A belief system has momentum in its own right. What is the belief system in America today?
That you will be taken care of by government, that there is a free lunch, that consuming without producing is a viable life right along with free speech.

While you feel that your comments are for naught and are falling on deaf ears, I have a different opinion on the matter. Even tho it seems that you are powerless in changing anything or being recognized for seeing a reality that is about to be fulfilled, I believe that your comments are effectively changing the consciousness of the Nation. Even if one family takes your comments to heart and is saved by taking proactive action, isn’t it worth all the work and angst that you are feeling? I think it is.

Change is like an avalanche. New ideas are like snowflakes building up on the mountain of man’s consciousness. Here a little, there a little, until the final snowflake falls and the face of the mountain is changed in a twinkling of an eye. Which snowflake was responsible for the avalanche? It’s impossible to say, other than they were all responsible.

So, take heart in that your comments, like snowflakes, are creating the foundations of change, change that’s as irreversible as that last snowflake that triggers an avalanche.

A little leaven here, a little leaven there and pretty soon the whole loaf is leavened.

dc.sunsets
dc.sunsets
  Homer
August 29, 2016 1:40 pm

Homer, I differ with you on an important point.

I believe the die is already cast. For all practical purposes, I think that the complex system known as “humanity” has a collective pattern, partially cyclical (the Strauss and Howe “turnings,” only different.) This means the future is written. Only the details are yet to be revealed.

I think the collective “mind” chooses the Narrative, and each Narrative is just a fad or fashion, with a beginning, a middle and and end. No one gets to pick or direct the Narrative. Whichever column wins out, the process is endogenous and spontaneous.

The Western world today is animated by a pre-conscious sense of collective optimism so vast that it’s expressed as actions that reveal a belief in unlimited resources. Hand-wringing to the contrary is like that about the National Debt: meaningless. We may “know” resources are limited (and that one can’t borrow one’s way, individually or collectively, to prosperity) but our actions conflict with these conscious thoughts.

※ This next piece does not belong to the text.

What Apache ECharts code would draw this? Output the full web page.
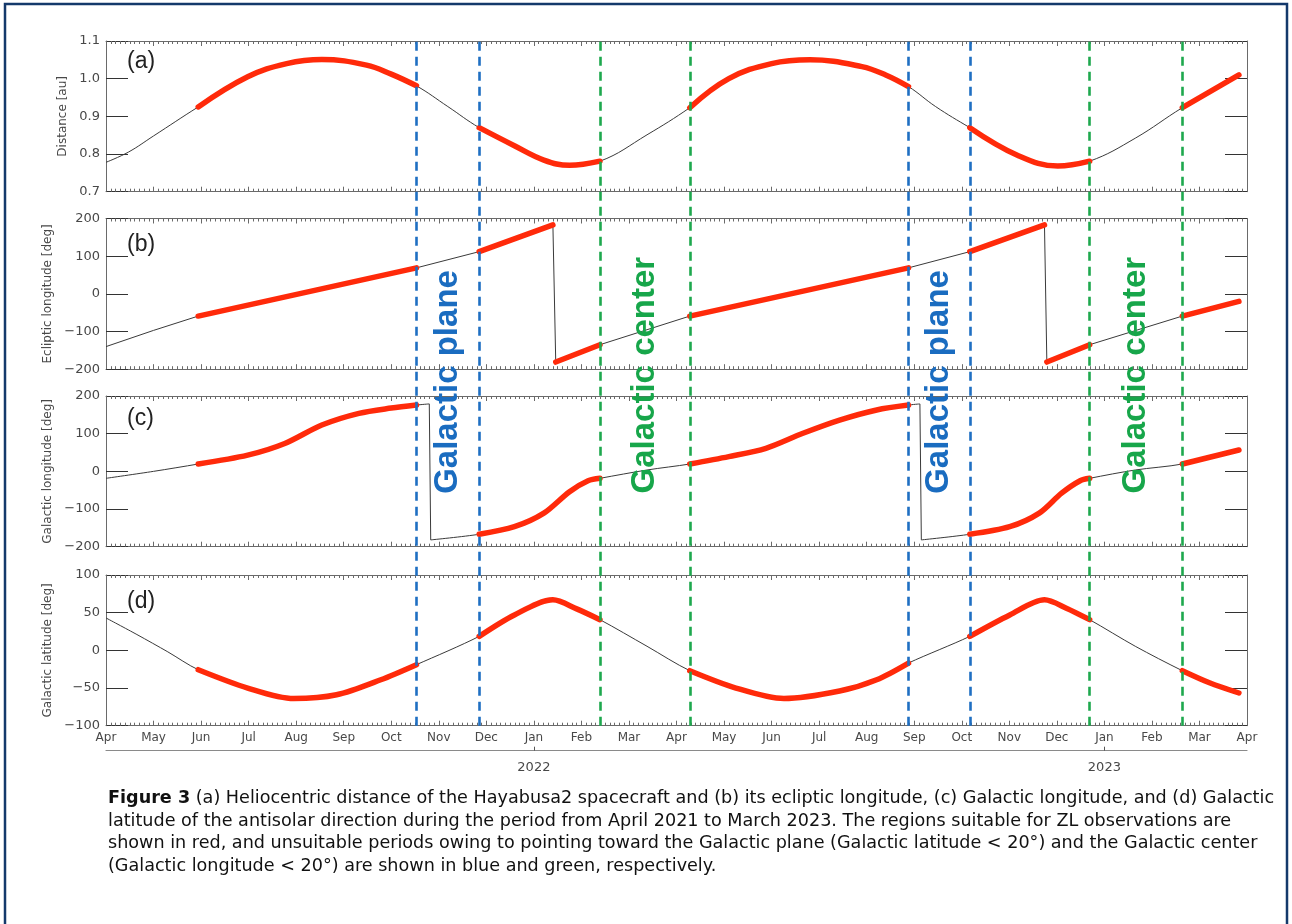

The Narrative will turn when it turns; it will have nothing to do with me. Or with you. Or with anyone identifiable. Its leaders will appear to emerge and rule, but in fact it they will be chosen by the fashion/Narrative/fad. They will jump in front of the band and claim to be leading, waving their arms like majorettes. Many will jump. Only a few will succeed in landing directly in the place where they appear to be directing traffic. The rest will be invisible.

Change is difficult to analogize. We still lack the vocabulary to discuss what little we know about spontaneous organization of the probabilistic system we call “complexity.” It is all around us, yet few can imagine its presence. We see its effects all the time, but we mis-attribute them to what is seen, ignoring what is unseen (but that which is even more important.)

When I watch a video of myself a 34 year younger man, and my wife a heart-achingly pretty little girl with long chestnut hair and a ready smile, I know the truth of the adage that youth is wasted on the young.

I’m enjoying my life; I have three grandchildren who are by all appearances bright, precocious, and sweet-natured. My sons are all married to nice girls (two are college-educated stay-at-home-moms, a condition of which I’m extremely proud) and are well-employed in occupations that match their ample aptitudes. I’m still happily married to that pretty little girl and while I find myself outside the world of gainful employment, trapping her in an occupation that has turned into purest mental torture, our lives are otherwise idyllic. We’re not in danger of missing a meal.

I’m not stuck in negativity; I am just all too aware of how fast all this goes, how little time I have left even if I get a long run out of this coil, and how much I realize only in hindsight that I should have enjoyed every step along the way twice as much as I did.

Drink in the joys of your life. If you’re like me, no matter how much you do so, you’ll later realize that you’d do it twice as much had you known ahead of time how fleeting is each stage.

susanna
susanna
August 29, 2016 4:08 pm

dc,
your remarks are very touching, and I sure hope your wife can relinquish her work for insurance coverage (I’m guessing) soon.
And indeed, you have the pleasure of being proud of your sons
and their wives and the children.
Most of what we were taught and believed is now revealed as false.
With all due respect to the venerable Mr. Armstrong, I suspect he
is sugar coating bankers’ decisions just a bit. Maybe he fears
another mind numbing loss, as he has already suffered.
I am no rocket scientist, but it looks to me like the bankers did
know what they were doing/and they/in collusion with others,
are mopping up the $$$$ and resources everywhere they can as fast as they can. Consider Europe: going broke fast and faster and
surrounded by/infiltrated by murderous rebels. Mind you the Turks have been in Germany forever as hired help.
The USA has been lost for now and maybe forever to the crooked pols that esteem the unmighty dollar over all else. They soak in
their special privileges bath gloating and grinning with images of
sugar plumbs and gold coins. I long for some retribution for their
crimes…whatever will it be? We the people however are cooked
in the juice of our vast ignorance. God gave us the kindness gene,
much to our detriment. I do not believe there is the son, Jesus.
Died for our sins? What sin does an infant commit? The infant impaled on the sword of mighty Islam? Whatever. We may have
free will but we do not have free minds. The collective we that is.
Some of us are beginning to get the scam. As usual, as with youth being wasted on the young, growing understanding and smarts, are wasted on the old.
If Armstrong makes $$, good on him. He isn’t forcing you to spend any on him. Unlike O, selling healthcare tax or else.